Data excerpt
* START *
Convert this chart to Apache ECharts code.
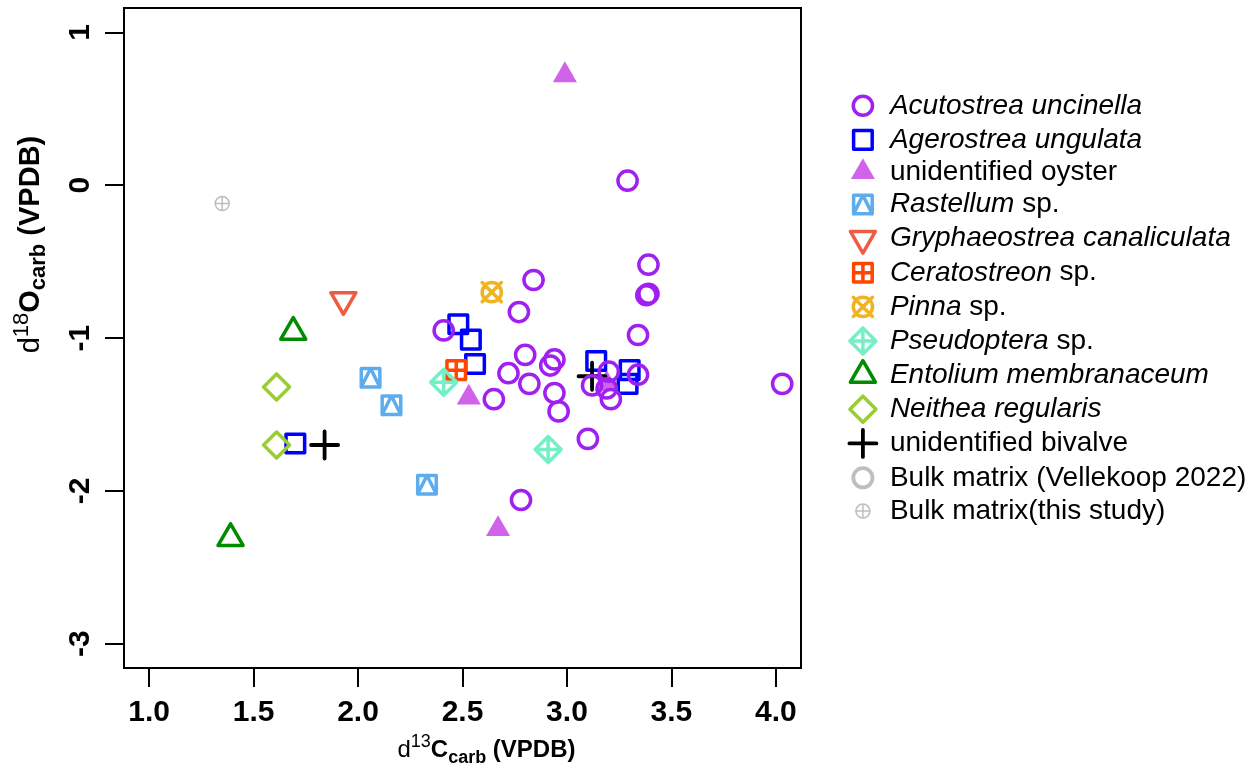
<!DOCTYPE html>
<html>
<head>
<meta charset="utf-8">
<title>d13C vs d18O</title>
<script src="https://cdn.jsdelivr.net/npm/echarts@6/dist/echarts.min.js"></script>
<style>
  html, body { margin: 0; padding: 0; background: #ffffff; }
  #main { width: 1260px; height: 772px; }
</style>
</head>
<body>
<div id="main"></div>
<script>
'use strict';

// axis ticks
var xTicks = [1.0, 1.5, 2.0, 2.5, 3.0, 3.5, 4.0];
var yTicks = [-3, -2, -1, 0, 1];

// [d13C, d18O] per taxon
var acutostrea = [
    [3.29, 0.03], [3.39, -0.52], [2.84, -0.62], [3.39, -0.71], [3.38, -0.72],
    [2.77, -0.83], [2.41, -0.95], [3.34, -0.98], [2.80, -1.11], [2.94, -1.14],
    [2.92, -1.18], [2.72, -1.23], [3.20, -1.22], [3.34, -1.24], [2.82, -1.30],
    [3.12, -1.31], [3.19, -1.33], [2.94, -1.36], [2.65, -1.40], [3.21, -1.40],
    [2.96, -1.48], [3.10, -1.66], [2.78, -2.06], [4.03, -1.30]
];
var agerostrea = [[2.48, -0.91], [2.54, -1.01], [2.56, -1.17], [3.14, -1.15], [3.30, -1.21], [3.29, -1.30], [1.70, -1.69]];
var oyster = [[2.99, 0.72], [2.53, -1.39], [3.19, -1.30], [2.67, -2.25]];
var rastellum = [[2.06, -1.26], [2.16, -1.44], [2.33, -1.96]];
var gryphaeostrea = [[1.93, -0.75]];
var ceratostreon = [[2.47, -1.21]];
var pinna = [[2.64, -0.70]];
var pseudoptera = [[2.41, -1.29], [2.91, -1.73]];
var entolium = [[1.69, -0.96], [1.39, -2.31]];
var neithea = [[1.61, -1.32], [1.61, -1.70]];
var bivalve = [[1.84, -1.70], [3.12, -1.25]];
var bulkVellekoop = [];
var bulkThisStudy = [[1.35, -0.12]];

// R-like pch glyphs, drawn in a 32x32 frame (the two moves pin the frame)
var F = 'M0 0M32 32';
var CIRCLE = 'M6.4 16A9.6 9.6 0 1 1 25.6 16A9.6 9.6 0 1 1 6.4 16Z';
var SQUARE = 'M6.7 6.7L25.3 6.7L25.3 25.3L6.7 25.3Z';
var DIAMOND = 'M16 3L29 16L16 29L3 16Z';
var sym = {
    pch1: 'path://' + F + CIRCLE,
    pch0: 'path://' + F + SQUARE,
    pch17: 'path://' + F + 'M16 2.1L28 22.9L4 22.9Z',
    pch14: 'path://' + F + SQUARE + 'M6.7 25.3L16 6.7L25.3 25.3',
    pch6: 'path://' + F + 'M16 30.4L28.5 8.8L3.5 8.8Z',
    pch12: 'path://' + F + SQUARE + 'M6.7 16L25.3 16M16 6.7L16 25.3',
    pch13: 'path://' + F + CIRCLE + 'M6.4 6.4L25.6 25.6M6.4 25.6L25.6 6.4',
    pch9: 'path://' + F + DIAMOND + 'M3 16L29 16M16 3L16 29',
    pch2: 'path://' + F + 'M16 1.6L28.5 23.2L3.5 23.2Z',
    pch5: 'path://' + F + DIAMOND,
    pch3: 'path://' + F + 'M2.5 16L29.5 16M16 2.5L16 29.5',
    pch10: 'path://' + F + 'M9 16A7 7 0 1 1 23 16A7 7 0 1 1 9 16ZM9 16L23 16M16 9L16 23'
};

// legend order
var taxa = [
    { name: 'Acutostrea uncinella', it: 'Acutostrea uncinella', rest: '', data: acutostrea, s: 'pch1', c: '#a020f0', w: 3.5 },
    { name: 'Agerostrea ungulata', it: 'Agerostrea ungulata', rest: '', data: agerostrea, s: 'pch0', c: '#0000ff', w: 3.5 },
    { name: 'unidentified oyster', it: '', rest: 'unidentified oyster', data: oyster, s: 'pch17', c: '#d063ea', w: 0 },
    { name: 'Rastellum sp.', it: 'Rastellum', rest: ' sp.', data: rastellum, s: 'pch14', c: '#5cacee', w: 3.5 },
    { name: 'Gryphaeostrea canaliculata', it: 'Gryphaeostrea canaliculata', rest: '', data: gryphaeostrea, s: 'pch6', c: '#ee5c42', w: 3.5 },
    { name: 'Ceratostreon sp.', it: 'Ceratostreon', rest: ' sp.', data: ceratostreon, s: 'pch12', c: '#ff4500', w: 3.5 },
    { name: 'Pinna sp.', it: 'Pinna', rest: ' sp.', data: pinna, s: 'pch13', c: '#eeb422', w: 3.5 },
    { name: 'Pseudoptera sp.', it: 'Pseudoptera', rest: ' sp.', data: pseudoptera, s: 'pch9', c: '#76eec6', w: 3.5 },
    { name: 'Entolium membranaceum', it: 'Entolium membranaceum', rest: '', data: entolium, s: 'pch2', c: '#008b00', w: 3.5 },
    { name: 'Neithea regularis', it: 'Neithea regularis', rest: '', data: neithea, s: 'pch5', c: '#9acd32', w: 3.5 },
    { name: 'unidentified bivalve', it: '', rest: 'unidentified bivalve', data: bivalve, s: 'pch3', c: '#000000', w: 3.8 },
    { name: 'Bulk matrix (Vellekoop 2022)', it: '', rest: 'Bulk matrix (Vellekoop 2022)', data: bulkVellekoop, s: 'pch1', c: '#bebebe', w: 3.8 },
    { name: 'Bulk matrix(this study)', it: '', rest: 'Bulk matrix(this study)', data: bulkThisStudy, s: 'pch10', c: '#bebebe', w: 1.5 }
];
// plotting order (later on top)
var drawOrder = [2, 1, 3, 4, 5, 6, 7, 8, 9, 10, 0, 11, 12];

var FONT = '"Liberation Sans", Arial, Helvetica, sans-serif';

function styleOf(t) {
    var filled = t.w === 0;
    return {
        color: filled ? t.c : 'rgba(0,0,0,0)',
        borderColor: t.c,
        borderWidth: t.w,
        borderJoin: 'round',
        borderCap: 'round',
        opacity: 1
    };
}

var series = drawOrder.map(function (i) {
    var t = taxa[i];
    return {
        name: t.name,
        type: 'scatter',
        data: t.data,
        symbol: sym[t.s],
        symbolSize: 32,
        symbolKeepAspect: true,
        itemStyle: styleOf(t),
        emphasis: { disabled: true },
        silent: true
    };
});

var legendData = taxa.map(function (t) {
    return { name: t.name, icon: sym[t.s], itemStyle: styleOf(t) };
});

function titleRich(big, small) {
    return {
        n: { fontFamily: FONT, fontSize: big, fontWeight: 'normal', lineHeight: big + 10, color: '#000' },
        sup: { fontFamily: FONT, fontSize: small, fontWeight: 'normal', lineHeight: small, verticalAlign: 'top', color: '#000' },
        b: { fontFamily: FONT, fontSize: big, fontWeight: 'bold', lineHeight: big + 10, color: '#000' },
        sub: { fontFamily: FONT, fontSize: small, fontWeight: 'bold', lineHeight: small, verticalAlign: 'bottom', color: '#000' }
    };
}

var chart = echarts.init(document.getElementById('main'), null, { renderer: 'canvas' });
chart.setOption({
    backgroundColor: '#ffffff',
    animation: false,
    grid: {
        left: 124, right: 459, top: 8, bottom: 101,
        show: true, borderColor: '#000', borderWidth: 2, backgroundColor: 'transparent'
    },
    legend: {
        orient: 'vertical',
        left: 840, top: 83,
        itemWidth: 32, itemHeight: 32, itemGap: -1.4,
        selectedMode: false,
        data: legendData,
        formatter: function (name) {
            var t = taxa.filter(function (d) { return d.name === name; })[0];
            return (t.it ? '{i|' + t.it + '}' : '') + (t.rest ? '{r|' + t.rest + '}' : '');
        },
        textStyle: {
            fontFamily: FONT, fontSize: 28, color: '#000', lineHeight: 32,
            padding: [0, 0, 0, 6],
            rich: {
                i: { fontFamily: FONT, fontSize: 28, fontStyle: 'italic', color: '#000', lineHeight: 32 },
                r: { fontFamily: FONT, fontSize: 28, color: '#000', lineHeight: 32 }
            }
        }
    },
    xAxis: {
        type: 'value',
        min: 0.88, max: 4.12,
        axisLine: { show: false, onZero: false },
        splitLine: { show: false },
        axisTick: { show: true, inside: false, length: 19, customValues: xTicks, lineStyle: { color: '#000', width: 2 } },
        axisLabel: {
            customValues: xTicks, margin: 30,
            fontFamily: FONT, fontSize: 30, fontWeight: 'bold', color: '#000',
            formatter: function (v) { return Number(v).toFixed(1); }
        },
        name: '{n|d}{sup|13}{b|C}{sub|carb}{b| (VPDB)}',
        nameLocation: 'middle',
        nameGap: 60,
        nameTextStyle: { rich: titleRich(24, 18), padding: [0, 0, 0, 48] }
    },
    yAxis: {
        type: 'value',
        min: -3.16, max: 1.16,
        axisLine: { show: false, onZero: false },
        splitLine: { show: false },
        axisTick: { show: true, inside: false, length: 19, customValues: yTicks, lineStyle: { color: '#000', width: 2 } },
        axisLabel: {
            customValues: yTicks, margin: 28, rotate: 90,
            fontFamily: FONT, fontSize: 30, fontWeight: 'bold', color: '#000',
            formatter: function (v) { return String(v); }
        },
        name: '{n|d}{sup|18}{b|O}{sub|carb}{b| (VPDB)}',
        nameLocation: 'middle',
        nameRotate: 90,
        nameGap: 74,
        nameTextStyle: { rich: titleRich(29, 22), padding: [0, 0, 0, 187] }
    },
    series: series
});
</script>
</body>
</html>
* END *
Goal
Exactly reproduce the run of lines from the start of the listing through the line with "var yTicks = [-3, -2, -1, 0, 1];", inclusive; pictures are not copied.

Result of the exercise
Convert this chart to Apache ECharts code.
<!DOCTYPE html>
<html>
<head>
<meta charset="utf-8">
<title>d13C vs d18O</title>
<script src="https://cdn.jsdelivr.net/npm/echarts@6/dist/echarts.min.js"></script>
<style>
  html, body { margin: 0; padding: 0; background: #ffffff; }
  #main { width: 1260px; height: 772px; }
</style>
</head>
<body>
<div id="main"></div>
<script>
'use strict';

// axis ticks
var xTicks = [1.0, 1.5, 2.0, 2.5, 3.0, 3.5, 4.0];
var yTicks = [-3, -2, -1, 0, 1];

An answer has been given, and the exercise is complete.